Where the objection to the acts of a corporation is that they are ultra vires, without being either mala prohibita or mala in se, a stockholder cannot maintain an action in his own behalf based on such objection, where he himself, with knowledge of the character of the acts, has acquired and accepted pecuniary benefits thereunder. Whether his conduct in so doing constitutes an estoppel in the strict sense of that term, or a quasi-estoppel, as Mr. Bigelow puts it (Bigelow on Estoppel [4th ed.], chap. XIX), or be denominated merely an acquiescence or an election, or the assumption of a position inconsistent with an attack, makes no essential difference here. The point is, that the seeking and acceptance of a substantial benefit which would be unavailable to the stockholders except as a result of the acts which he would attack as ultra vires preclude him from assailing those acts on that ground. A litigant is not at liberty to deny the validity of a contract, which is neither prohibited by law nor evil in itself, after he has knowingly sought and obtained pecuniary advantages, pay or compensation, under and by virtue of such contract.
This doctrine applies to the present case and is conclusive against the maintenance of this action by the plaintiff. He has sold the privilege attaching to 885 of his Metropolitan Railway Company shares to subscribe to the stock of the Metropolitan Securities Company for between $5,000 and $6,000. This privilege would have been absolutely non-existent, except for the plan and lease which he attacks in this suit. He was well aware of this and he cannot avail himself of the privilege and at the same time prosecute the suit.

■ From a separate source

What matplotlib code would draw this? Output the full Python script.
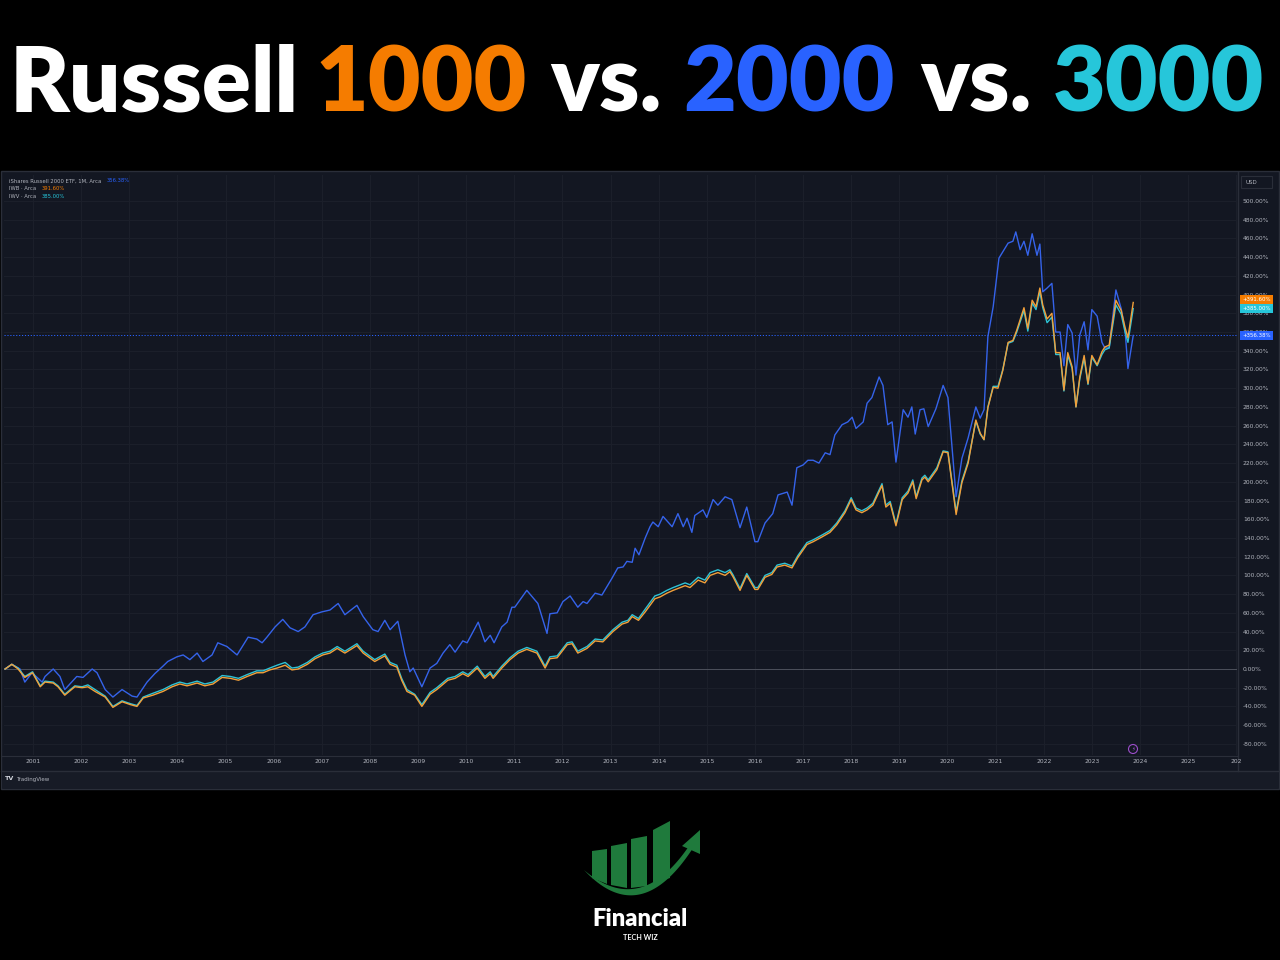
import numpy as np
import matplotlib.pyplot as plt
from matplotlib.patches import Rectangle, Polygon, Circle
from matplotlib.transforms import blended_transform_factory

# ---- data (percent change since mid-2000, monthly closes) ----
iwm_dates = [2000.42, 2000.56, 2000.73, 2000.83, 2000.98, 2001.19, 2001.25, 2001.42, 2001.56, 2001.66,
             2001.91, 2002.04, 2002.23, 2002.33, 2002.50, 2002.66, 2002.85, 2003.06, 2003.16, 2003.37,
             2003.53, 2003.70, 2003.80, 2003.99, 2004.12, 2004.26, 2004.41, 2004.53, 2004.72, 2004.84,
             2005.03, 2005.24, 2005.47, 2005.65, 2005.76, 2005.86, 2006.03, 2006.19, 2006.34, 2006.51,
             2006.65, 2006.82, 2007.00, 2007.17, 2007.34, 2007.48, 2007.73, 2007.86, 2008.06, 2008.17,
             2008.31, 2008.42, 2008.58, 2008.73, 2008.83, 2008.90, 2009.08, 2009.25, 2009.39, 2009.52,
             2009.66, 2009.77, 2009.93, 2010.02, 2010.25, 2010.39, 2010.50, 2010.58, 2010.74, 2010.85,
             2010.95, 2011.01, 2011.26, 2011.49, 2011.68, 2011.74, 2011.89, 2012.01, 2012.16, 2012.32,
             2012.43, 2012.51, 2012.68, 2012.82, 2013.03, 2013.15, 2013.26, 2013.34, 2013.45, 2013.51,
             2013.59, 2013.72, 2013.82, 2013.88, 2013.99, 2014.09, 2014.28, 2014.40, 2014.51, 2014.59,
             2014.69, 2014.75, 2014.92, 2015.00, 2015.13, 2015.23, 2015.38, 2015.52, 2015.69, 2015.83,
             2016.00, 2016.06, 2016.21, 2016.37, 2016.48, 2016.67, 2016.77, 2016.87, 2017.00, 2017.10,
             2017.21, 2017.33, 2017.46, 2017.56, 2017.66, 2017.81, 2017.93, 2018.02, 2018.10, 2018.25,
             2018.33, 2018.43, 2018.58, 2018.66, 2018.76, 2018.85, 2018.93, 2019.08, 2019.18, 2019.26,
             2019.33, 2019.43, 2019.51, 2019.60, 2019.76, 2019.91, 2020.01, 2020.18, 2020.30, 2020.43,
             2020.59, 2020.68, 2020.76, 2020.84, 2020.95, 2021.07, 2021.26, 2021.36, 2021.42, 2021.51,
             2021.59, 2021.67, 2021.76, 2021.86, 2021.92, 2021.98, 2022.07, 2022.17, 2022.25, 2022.34,
             2022.42, 2022.50, 2022.59, 2022.67, 2022.75, 2022.84, 2022.92, 2023.00, 2023.11, 2023.21,
             2023.27, 2023.36, 2023.50, 2023.61, 2023.69, 2023.75, 2023.86]
iwm_vals = [0, 5, 0, -14, -4, -14, -8, 0, -8, -22,
            -8, -9, 0, -4, -22, -30, -22, -29, -30, -14,
            -5, 3, 8, 13, 15, 10, 17, 8, 15, 28,
            24, 15, 34, 32, 28, 34, 45, 53, 44, 40,
            45, 58, 61, 63, 70, 58, 68, 56, 42, 40,
            52, 42, 51, 15, -3, 1, -19, 1, 6, 17,
            26, 18, 30, 28, 50, 29, 36, 28, 45, 50,
            66, 66, 84, 70, 38, 59, 60, 72, 78, 66,
            72, 70, 81, 79, 97, 108, 109, 115, 114, 129,
            122, 140, 152, 157, 152, 163, 152, 166, 152, 161,
            146, 164, 170, 162, 181, 175, 184, 181, 151, 173,
            136, 136, 156, 166, 186, 189, 175, 215, 218, 223,
            223, 220, 231, 229, 250, 261, 264, 269, 257, 264,
            284, 290, 312, 303, 261, 264, 221, 277, 269, 280,
            251, 277, 278, 259, 278, 303, 290, 184, 225, 247,
            280, 268, 277, 355, 387, 439, 455, 457, 467, 448,
            457, 442, 465, 442, 454, 403, 407, 412, 360, 360,
            324, 368, 359, 314, 357, 371, 341, 384, 377, 349,
            343, 343, 405, 385, 362, 321, 356.38]

big_dates = [2000.42, 2000.56, 2000.69, 2000.83, 2000.99, 2001.15, 2001.25, 2001.42, 2001.52, 2001.66,
             2001.87, 2002.02, 2002.14, 2002.29, 2002.50, 2002.66, 2002.85, 2003.02, 2003.16, 2003.29,
             2003.49, 2003.70, 2003.89, 2004.05, 2004.20, 2004.41, 2004.57, 2004.74, 2004.93, 2005.10,
             2005.27, 2005.45, 2005.65, 2005.78, 2005.92, 2006.07, 2006.24, 2006.38, 2006.51, 2006.70,
             2006.86, 2007.02, 2007.17, 2007.32, 2007.48, 2007.73, 2007.86, 2008.10, 2008.31, 2008.42,
             2008.56, 2008.66, 2008.77, 2008.93, 2009.08, 2009.25, 2009.39, 2009.62, 2009.77, 2009.93,
             2010.04, 2010.23, 2010.39, 2010.50, 2010.56, 2010.74, 2010.91, 2011.08, 2011.26, 2011.47,
             2011.64, 2011.74, 2011.89, 2012.10, 2012.20, 2012.32, 2012.51, 2012.68, 2012.84, 2013.05,
             2013.24, 2013.36, 2013.45, 2013.58, 2013.72, 2013.82, 2013.92, 2014.03, 2014.17, 2014.30,
             2014.40, 2014.55, 2014.65, 2014.82, 2014.96, 2015.07, 2015.23, 2015.38, 2015.48, 2015.54,
             2015.69, 2015.83, 2016.00, 2016.06, 2016.21, 2016.35, 2016.46, 2016.62, 2016.77, 2016.89,
             2017.08, 2017.21, 2017.39, 2017.56, 2017.70, 2017.87, 2018.00, 2018.10, 2018.22, 2018.33,
             2018.45, 2018.64, 2018.72, 2018.81, 2018.93, 2019.06, 2019.18, 2019.28, 2019.35, 2019.47,
             2019.53, 2019.60, 2019.78, 2019.91, 2020.01, 2020.18, 2020.30, 2020.43, 2020.59, 2020.68,
             2020.76, 2020.84, 2020.95, 2021.05, 2021.15, 2021.26, 2021.36, 2021.44, 2021.59, 2021.67,
             2021.76, 2021.84, 2021.92, 2021.98, 2022.07, 2022.17, 2022.25, 2022.34, 2022.42, 2022.50,
             2022.59, 2022.67, 2022.75, 2022.84, 2022.92, 2023.00, 2023.11, 2023.21, 2023.27, 2023.36,
             2023.50, 2023.61, 2023.69, 2023.75, 2023.86]
iwb_vals = [0, 5, 0, -9, -4, -19, -14, -15, -19, -28,
            -19, -20, -19, -24, -30, -41, -35, -38, -40, -31,
            -28, -24, -19, -16, -18, -15, -18, -16, -9, -10,
            -12, -8, -4, -4, -1, 1, 4, -1, 0, 5,
            11, 15, 17, 22, 17, 25, 17, 8, 14, 5,
            2, -12, -24, -28, -40, -27, -22, -12, -10, -5,
            -8, 1, -10, -5, -10, 1, 10, 17, 21, 17,
            1, 11, 12, 26, 27, 17, 22, 30, 29, 40,
            48, 50, 56, 52, 61, 68, 75, 77, 81, 84,
            86, 89, 87, 95, 92, 100, 103, 100, 104, 99,
            84, 100, 85, 85, 98, 101, 109, 111, 108, 119,
            133, 136, 141, 146, 154, 167, 181, 170, 167, 170,
            175, 196, 173, 177, 153, 181, 188, 200, 182, 202,
            205, 200, 213, 232, 231, 165, 199, 220, 266, 252,
            245, 279, 301, 300, 319, 349, 351, 362, 386, 364,
            394, 387, 407, 389, 374, 380, 338, 338, 298, 338,
            323, 280, 312, 335, 305, 335, 325, 339, 344, 346,
            394, 383, 365, 354, 391.6]
iwv_vals = [0, 5, 1, -8, -3, -18, -13, -14, -18, -27,
            -18, -19, -17, -22, -29, -40, -34, -37, -39, -30,
            -26, -22, -17, -14, -16, -13, -16, -14, -7, -8,
            -10, -6, -2, -2, 1, 4, 7, 1, 2, 7,
            13, 17, 19, 24, 19, 27, 19, 10, 16, 7,
            4, -10, -22, -27, -38, -25, -20, -10, -8, -3,
            -6, 3, -8, -3, -8, 3, 12, 19, 23, 19,
            3, 13, 14, 28, 29, 19, 24, 32, 31, 42,
            50, 52, 58, 54, 64, 71, 78, 80, 84, 87,
            89, 92, 90, 98, 95, 103, 106, 103, 106, 101,
            86, 102, 87, 87, 100, 103, 111, 113, 110, 121,
            135, 138, 143, 148, 156, 169, 183, 172, 169, 172,
            177, 198, 175, 179, 155, 183, 190, 202, 184, 204,
            207, 202, 215, 233, 232, 168, 201, 222, 265, 251,
            245, 280, 302, 302, 320, 348, 350, 360, 383, 361,
            391, 384, 403, 386, 370, 376, 336, 336, 297, 335,
            321, 280, 310, 332, 304, 333, 324, 336, 341, 343,
            389, 379, 360, 349, 385.0]

year_ticks = list(range(2001, 2027))
year_labels = [str(y) for y in range(2001, 2026)] + ['202']
pct_ticks = list(range(-80, 501, 20))

title_words = ['Russell', '1000', 'vs.', '2000', 'vs.', '3000']
legend_rows = [('iShares Russell 2000 ETF, 1M, Arca', '356.38%'),
               ('IWB \u00b7 Arca', '391.60%'),
               ('IWV \u00b7 Arca', '385.00%')]

# ---- colours ----
BG = '#131722'
GRID = '#1c202b'
EDGE = '#2a2e39'
TXT = '#b2b5be'
C_BLUE, C_ORANGE, C_CYAN = '#3563ea', '#f2a03a', '#2ec4d6'
T_BLUE, T_ORANGE, T_CYAN = '#2962ff', '#f57c00', '#26c6da'
GREEN = '#1f7a3c'
HEAD = 'Lato'

W, H = 1280, 960
fig = plt.figure(figsize=(12.8, 9.6), dpi=100, facecolor='black')

# background layer in pixel coordinates (y downwards)
deco = fig.add_axes([0, 0, 1, 1], zorder=0)
deco.set_xlim(0, W)
deco.set_ylim(H, 0)
deco.axis('off')
deco.set_facecolor('none')

deco.add_patch(Rectangle((1, 171), 1278, 618, fc=BG, ec=EDGE, lw=1))
deco.add_patch(Rectangle((2, 771), 1276, 17, fc='#171b26', ec='none'))
deco.plot([1, 1279], [771, 771], color=EDGE, lw=1)
deco.plot([1, 1238], [755.5, 755.5], color=EDGE, lw=0.8)
deco.plot([1238, 1238], [172, 771], color=EDGE, lw=1)

# title, words placed where they sit in the picture
renderer = fig.canvas.get_renderer()
probe = [deco.text(0, 0, w, fontsize=60, family=HEAD, weight='heavy') for w in title_words]
tot = sum(t.get_window_extent(renderer).width for t in probe)
for t in probe:
    t.remove()
fs = 60 * 1145 / tot
title_x = [10, 315, 550, 683, 920, 1053]
title_c = ['white', T_ORANGE, 'white', T_BLUE, 'white', T_CYAN]
for w, x, c in zip(title_words, title_x, title_c):
    deco.text(x, 112, w, fontsize=fs, family=HEAD, weight='heavy', color=c,
              ha='left', va='baseline')

# ---- chart ----
ax = fig.add_axes([4 / W, (H - 755) / H, 1233 / W, 580 / H], zorder=1)
ax.set_facecolor(BG)
for s in ax.spines.values():
    s.set_visible(False)
ax.set_xlim(2000.3975, 2026.016)
ax.set_ylim(-91.9, 527.8)

ax.set_xticks(year_ticks)
ax.set_xticklabels(year_labels)
ax.set_yticks(pct_ticks)
ax.set_yticklabels([f'{v:.2f}%' for v in pct_ticks])
ax.yaxis.tick_right()
ax.tick_params(axis='both', length=0, colors=TXT, labelsize=4.3)
ax.tick_params(axis='x', pad=3.2)
ax.tick_params(axis='y', pad=4.2)
ax.grid(True, color=GRID, lw=0.7)
ax.set_axisbelow(True)

ax.axhline(0, color='#4c505b', lw=0.7, zorder=1)
ax.axhline(iwm_vals[-1], color=T_BLUE, lw=0.7, ls=(0, (1.2, 1.8)), zorder=1)

ax.plot(iwm_dates, iwm_vals, color=C_BLUE, lw=1.0, zorder=3)
ax.plot(big_dates, iwv_vals, color=C_CYAN, lw=1.0, zorder=3)
ax.plot(big_dates, iwb_vals, color=C_ORANGE, lw=1.0, zorder=4)

# last value tags on the price scale
bt = blended_transform_factory(ax.transAxes, ax.transData)
tags = [(iwb_vals[-1], 3.7, T_ORANGE), (iwv_vals[-1], 0, T_CYAN), (iwm_vals[-1], 0, T_BLUE)]
for v, off, c in tags:
    yc = v + off
    ax.add_patch(Rectangle((1.0025, yc - 4.8), 0.027, 9.6, transform=bt, fc=c, ec='none',
                           clip_on=False, zorder=6))
    ax.text(1.016, yc, f'+{v:.2f}%', transform=bt, ha='center', va='center', fontsize=3.9,
            color='white', clip_on=False, zorder=7)

# overlay for things that sit on top of the chart
top = fig.add_axes([0, 0, 1, 1], zorder=3)
top.set_xlim(0, W)
top.set_ylim(H, 0)
top.axis('off')
top.set_facecolor('none')
for i, (name, val) in enumerate(legend_rows):
    y = 181 + 8 * i
    top.text(9, y, name, fontsize=3.8, color=TXT, va='center', ha='left')
    top.text(107 if i == 0 else 42, y, val, fontsize=3.8, color=[T_BLUE, T_ORANGE, T_CYAN][i],
             va='center', ha='left')

top.add_patch(Rectangle((1241, 176), 31, 12, fc=BG, ec=EDGE, lw=0.8))
top.text(1246, 182, 'USD', fontsize=4, color=TXT, va='center', ha='left')
top.add_patch(Circle((1133, 749), 4.5, fill=False, ec='#9b4dca', lw=0.8))
top.text(1133, 749, '\u26a1', fontsize=4, color='#9b4dca', ha='center', va='center')
top.text(5, 779, 'TV', fontsize=4.6, weight='bold', color='#d1d4dc', va='center', ha='left')
top.text(16, 779, 'TradingView', fontsize=4, color=TXT, va='center', ha='left')

# ---- logo ----
bars = [[(592, 851), (607, 849), (607, 884), (592, 878)],
        [(611, 846), (627, 843), (627, 888), (611, 885)],
        [(631, 839), (647, 836), (647, 886), (631, 888)],
        [(653, 830), (670, 821), (670, 878), (653, 883)]]
for b in bars:
    deco.add_patch(Polygon(b, closed=True, fc=GREEN, ec='none'))
t = np.linspace(0, 1, 60)
lo_x = (1 - t) ** 2 * 584 + 2 * (1 - t) * t * 640 + t ** 2 * 693
lo_y = (1 - t) ** 2 * 870 + 2 * (1 - t) * t * 930 + t ** 2 * 848
up_x = (1 - t) ** 2 * 584 + 2 * (1 - t) * t * 640 + t ** 2 * 689
up_y = (1 - t) ** 2 * 870 + 2 * (1 - t) * t * 918 + t ** 2 * 846
sw = np.column_stack([np.concatenate([lo_x, up_x[::-1]]), np.concatenate([lo_y, up_y[::-1]])])
deco.add_patch(Polygon(sw, closed=True, fc=GREEN, ec='none'))
deco.add_patch(Polygon([(700, 830), (682, 846), (700, 854)], closed=True, fc=GREEN, ec='none'))
deco.text(640, 926, 'Financial', fontsize=17, family=HEAD, weight='heavy', color='white',
          ha='center', va='baseline')
deco.text(640, 938, 'TECH WIZ', fontsize=5.2, family=HEAD, weight='bold', color='white',
          ha='center', va='center')

fig.savefig('out.png', dpi=100, facecolor='black')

The officers of a corporation who are sued by stockholders for damages due to carrying on business not authorized by its charter may defend by showing the stockholders' acquiescence in or assent to the business, express or implied. ( Holmes v. Willard, 125 N.Y. 75, 82.)
In Post v. Beacon Vacuum Pump Electrical Co. (84 Fed. Rep. 371) the United States Circuit Court of Appeals in the First Circuit considered the sufficiency of a bill in equity filed by stockholders of the Beacon Vacuum Pump and Electrical Company to rescind a transfer of its property to the Beacon Lamp Company; and it was held that the complainants being minority stockholders who opposed the transfer were estopped from maintaining a suit for rescission on the ground of ultra vires, because they had subscribed for their proportion of the stock of the new corporation, although under protest, and had permitted such company to conduct the business for eighteen months. "It is clear," said PUTNAM, C.J., "that the complainants have not maintained that consistent position necessary to relieve them against an equitable estoppel. They admit that they have subscribed for their proportion of the 32,000 shares of stock in the new corporation. They do not state the date when they made the subscription. The transfer of the assets to this corporation was made in July, 1895, and the bill was not filed until the 12th day of January, 1897, so that, although at the outset they protested against the reorganization, yet their subscriptions, in the absence of any proper allegation otherwise, must be presumed to have been made at such time as justified the respondents in assuming that the lamp company was authorized, so far as the complainants were concerned, to receive the transfer of the property of the old corporation, and to commence and carry on its manufacturing business, thus involving itself in the liabilities and other complications inevitably arising therefrom. That this raised an estoppel in equity as against a bill praying rescission is too clear to need discussion. It is true that complainants allege that this subscription was under protest, and only to preserve their rights; but the bill does not give the court any details which would enable it to perceive that, by any possibility, the effect of the subscription, which of itself would be an accomplished fact, could be overcome by any protest or other formal reservation which might accompany it."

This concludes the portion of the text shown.